Agencja ONZ ma opublikować raport, który dowodzi, że Izraelczycy torturowali cywilów z palestyńskiej Strefy Gazy - podaje "The New York Times". Według opracowania UNRWA mieszkańcy półenklawy zeznali, że po zatrzymaniu przez siły izraelskie doświadczyli przemocy i poniżającego traktowania.

W opracowaniu UNRWA przytoczono relacje ponad 100 mieszkańców palestyńskiej półenklawy spośród 1002 osób z tego obszaru, które po zatrzymaniu przez siły izraelskie zostały zwolnione do domów przed połową lutego. Agencja ONZ szacuje, że w Izraelu wciąż przebywa około 3 tys. cywilów z Gazy. Zatrzymanych pozbawia się tam kontaktu z prawnikami - zaalarmował "NYT".

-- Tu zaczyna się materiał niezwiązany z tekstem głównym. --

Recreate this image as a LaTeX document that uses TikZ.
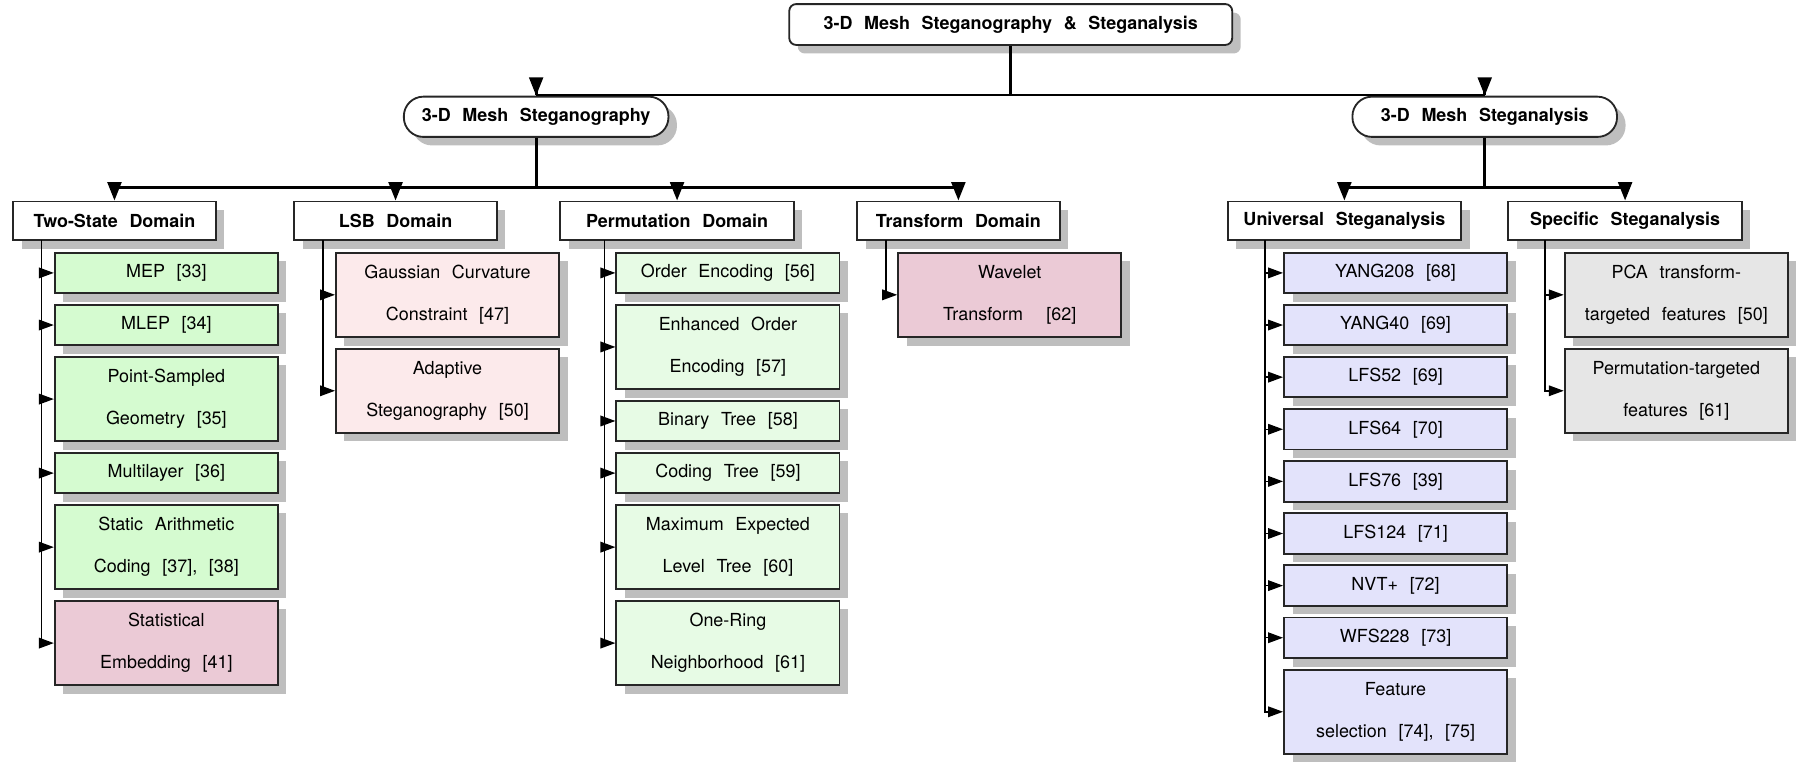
\documentclass[tikz,border=0pt]{standalone}
\usepackage{fontspec}
\setmainfont{TeX Gyre Heros}
\usetikzlibrary{arrows.meta,shadows}
\definecolor{tsgreen}{RGB}{213,251,208}
\definecolor{permgreen}{RGB}{231,251,229}
\definecolor{lsbpink}{RGB}{252,234,235}
\definecolor{mauve}{RGB}{235,202,214}
\definecolor{lav}{RGB}{227,227,251}
\definecolor{lgray}{RGB}{230,230,230}
\definecolor{shadowgray}{RGB}{190,190,190}
\newcommand{\mynodefont}{\fontsize{7.8}{18.25}\selectfont\frenchspacing\spaceskip=0.65em\relax}
\tikzset{
  boxbase/.style={draw=black!85, line width=0.8pt, inner sep=0pt, align=center,
    font=\mynodefont,
    drop shadow={shadow xshift=3.7pt, shadow yshift=-3.7pt, fill=shadowgray, opacity=1}},
  rootbox/.style={boxbase, fill=white, rounded corners=3pt, minimum width=192.5pt,
    minimum height=17.75pt, font=\mynodefont\bfseries},
  pill/.style={boxbase, fill=white, rounded corners=8.5pt, minimum width=115pt,
    minimum height=17.5pt, font=\mynodefont\bfseries},
  catS/.style={boxbase, fill=white, minimum width=88pt, minimum height=16.9pt,
    font=\mynodefont\bfseries},
  catL/.style={catS, minimum width=101.5pt},
  leafS/.style={boxbase, minimum width=97pt, minimum height=17.6pt},
  leafD/.style={boxbase, minimum width=97pt, minimum height=36.65pt},
  mainline/.style={line width=1.2pt, black},
  mainarrow/.style={mainline, -{Triangle[length=8pt,width=6pt]}},
  leafarrow/.style={line width=0.65pt, black, -{Triangle[length=6.5pt,width=4.6pt]}}
}
\begin{document}
\begin{tikzpicture}[x=0.5pt,y=-0.5pt]
\useasboundingbox (0,0) rectangle (1568,671);

% root and level 1
\node[rootbox] (root) at (878.5,21.3) {3-D Mesh Steganography \& Steganalysis};
\node[pill] (stego) at (466,101.5) {3-D Mesh Steganography};
\node[pill] (ana) at (1290.5,101.5) {3-D Mesh Steganalysis};

% level 2
\node[catS] (ts) at (99.5,192) {Two-State Domain};
\node[catS] (lsb) at (343.8,192) {LSB Domain};
\node[catL] (perm) at (588.5,192) {Permutation Domain};
\node[catS] (tr) at (833,192) {Transform Domain};
\node[catL] (uni) at (1168.5,192) {Universal Steganalysis};
\node[catL] (spec) at (1412.5,192) {Specific Steganalysis};

% Two-State leaves
\node[leafS, fill=tsgreen] (mep) at (144.6,237.2) {MEP [33]};
\node[leafS, fill=tsgreen] (mlep) at (144.6,282.5) {MLEP [34]};
\node[leafD, fill=tsgreen] (psg) at (144.6,346.85) {Point-Sampled\\Geometry [35]};
\node[leafS, fill=tsgreen] (ml) at (144.6,411.2) {Multilayer [36]};
\node[leafD, fill=tsgreen] (sac) at (144.6,475.55) {Static Arithmetic\\Coding [37], [38]};
\node[leafD, fill=mauve] (se) at (144.6,558.95) {Statistical\\Embedding [41]};

% LSB leaves
\node[leafD, fill=lsbpink] (gcc) at (389,256.25) {Gaussian Curvature\\Constraint [47]};
\node[leafD, fill=lsbpink] (ads) at (389,339.65) {Adaptive\\Steganography [50]};

% Permutation leaves
\node[leafS, fill=permgreen] (oe) at (632.7,237.2) {Order Encoding [56]};
\node[leafD, fill=permgreen] (eoe) at (632.7,301.55) {Enhanced Order\\Encoding [57]};
\node[leafS, fill=permgreen] (bt) at (632.7,365.9) {Binary Tree [58]};
\node[leafS, fill=permgreen] (ct) at (632.7,411.2) {Coding Tree [59]};
\node[leafD, fill=permgreen] (mel) at (632.7,475.55) {Maximum Expected\\Level Tree [60]};
\node[leafD, fill=permgreen] (orn) at (632.7,558.95) {One-Ring\\Neighborhood [61]};

% Transform leaf
\node[leafD, fill=mauve] (wt) at (877.6,256.25) {Wavelet\\Transform\ \ [62]};

% Universal leaves
\node[leafS, fill=lav] (y208) at (1213,237.2) {YANG208 [68]};
\node[leafS, fill=lav] (y40) at (1213,282.5) {YANG40 [69]};
\node[leafS, fill=lav] (l52) at (1213,327.8) {LFS52 [69]};
\node[leafS, fill=lav] (l64) at (1213,373.1) {LFS64 [70]};
\node[leafS, fill=lav] (l76) at (1213,418.4) {LFS76 [39]};
\node[leafS, fill=lav] (l124) at (1213,463.7) {LFS124 [71]};
\node[leafS, fill=lav] (nvt) at (1213,509.0) {NVT+ [72]};
\node[leafS, fill=lav] (w228) at (1213,554.3) {WFS228 [73]};
\node[leafD, fill=lav] (fs) at (1213,618.65) {Feature\\selection [74], [75]};

% Specific leaves
\node[leafD, fill=lgray] (pca) at (1457,256.25) {PCA transform-\\targeted features [50]};
\node[leafD, fill=lgray] (ptf) at (1457,339.65) {Permutation-targeted\\features [61]};

% junctions
\coordinate (j0) at (878.5,82.6);
\coordinate (j1) at (466,162.8);
\coordinate (j2) at (1290.5,162.8);
\coordinate (tsv) at (36,208.9);
\coordinate (lsbv) at (280.7,208.9);
\coordinate (permv) at (525.4,208.9);
\coordinate (trv) at (770,208.9);
\coordinate (univ) at (1099.5,208.9);
\coordinate (specv) at (1343,208.9);

% main connectors
\draw[mainline] (root.south) -- (j0);
\draw[mainline] (stego.north |- j0) -- (ana.north |- j0);
\draw[mainarrow] (stego.north |- j0) -- (stego.north);
\draw[mainarrow] (ana.north |- j0) -- (ana.north);

\draw[mainline] (stego.south) -- (j1);
\draw[mainline] (ts.north |- j1) -- (tr.north |- j1);
\foreach \n in {ts,lsb,perm,tr} \draw[mainarrow] (\n.north |- j1) -- (\n.north);

\draw[mainline] (ana.south) -- (j2);
\draw[mainline] (uni.north |- j2) -- (spec.north |- j2);
\foreach \n in {uni,spec} \draw[mainarrow] (\n.north |- j2) -- (\n.north);

% leaf connectors
\foreach \n in {mep,mlep,psg,ml,sac,se} \draw[leafarrow] (tsv) |- (\n.west);
\foreach \n in {gcc,ads} \draw[leafarrow] (lsbv) |- (\n.west);
\foreach \n in {oe,eoe,bt,ct,mel,orn} \draw[leafarrow] (permv) |- (\n.west);
\draw[leafarrow] (trv) |- (wt.west);
\foreach \n in {y208,y40,l52,l64,l76,l124,nvt,w228,fs} \draw[leafarrow] (univ) |- (\n.west);
\foreach \n in {pca,ptf} \draw[leafarrow] (specv) |- (\n.west);
\end{tikzpicture}
\end{document}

Szczucie psami, wykorzystywanie seksualne, kradzieże

Według zgromadzonych przez UNRWA zeznań Palestyńczyków podczas pobytu w izraelskich ośrodkach dochodziło do licznych przypadków pobić i wykorzystywania seksualnego zatrzymanych, poniżającego traktowania, np. rozbierania do naga, a także m.in. do szczucia cywilów psami wojskowymi, kradzieży i pozbawiania mieszkańców Strefy Gazy pomocy medycznej w okresie dłuższym niż miesiąc.

Wśród przesłuchiwanych byli mężczyźni i kobiety w wieku od sześciu do 82 lat, w tym osoby niepełnosprawne intelektualnie, cierpiące na nowotwory i chorobę Alzheimera. Według UNRWA niektórzy spośród zatrzymanych zmarli w Izraelu.

Takie traktowanie Palestyńczyków miało na celu wymuszenie od nich zeznań, a także upokorzenie tych osób i "ukaranie" ich za domniemaną współpracę z Hamasem. Okazało się jednak, że te zarzuty często nie miały pokrycia w rzeczywistości - powiadomił "NYT", powołując się na raport UNRWA.

Izrael odpowiada na zarzuty

Izraelskie siły zbrojne kategorycznie zaprzeczyły oskarżeniom przedstawionym przez agencję ONZ, zwłaszcza dotyczącym stosowania tortur wobec Palestyńczyków. Wojsko przyznało jednak, że kilkoro zatrzymanych zmarło w Izraelu - m.in. osoby, które wcześniej cierpiały na różnego rodzaju choroby. Armia zapewniła, że każdy taki przypadek jest przedmiotem dochodzenia prowadzonego przez żandarmerię wojskową.

Wycofane finansowanie po doniesieniach o UNRWA

Pod koniec stycznia Izrael oskarżył UNRWA, że co najmniej 12 jej pracowników w Strefie Gazy było powiązanych z atakiem palestyńskiej organizacji terrorystycznej Hamas na Izrael w październiku ubiegłego roku, m.in. brało udział w porwaniach zakładników. W odpowiedzi na zarzuty agencja zwolniła dziewięciu pracowników i wszczęła dochodzenie

Po zarzutach wysuniętych przez Izrael USA, Niemcy, Japonia, Francja, Szwecja i kilka innych krajów wycofało wsparcie finansowe dla UNRWA.

UNRWA została powołana w 1949 roku w celu udzielenia pomocy palestyńskim uchodźcom przebywającym na terytorium Libanu, Jordanii, Syrii i Autonomii Palestyńskiej. Jest to jedyna agencja ONZ stworzona do zajmowania się wyłącznie pojedynczą grupą uchodźców, pochodzących z jednego regionu świata i związanych z jednym konfliktem.

Przed wojną Izraela z Hamasem agencja była jednym z największych pracodawców w Strefie Gazy, gdzie prowadziła m.in. sieć szkół i innych ośrodków. Strona izraelska od dawna oskarżała UNRWA o przychylność wobec terrorystów. Pojawiały się doniesienia, że pod szkołami agencji budowane są tunele Hamasu, zaś nauczyciele biorą udział w antyizraelskiej indoktrynacji palestyńskich dzieci.

Śmierć dziesiątek tysięcy ludzi

Rządzący w Strefie Gazy Hamas przeprowadził 7 października 2023 roku zbrojny najazd na Izrael, w wyniku którego zginęło około 1200 osób, w większości cywilów, a około 240 zostało uprowadzonych. W trwających do dziś operacjach odwetowych Izraela śmierć poniosło ponad 30 tys. Palestyńczyków, a co najmniej 90 proc. z ponad 2 mln mieszkańców Strefy Gazy musiało opuścić swoje domy. Zniszczeniu uległa większość budynków na tym terytorium.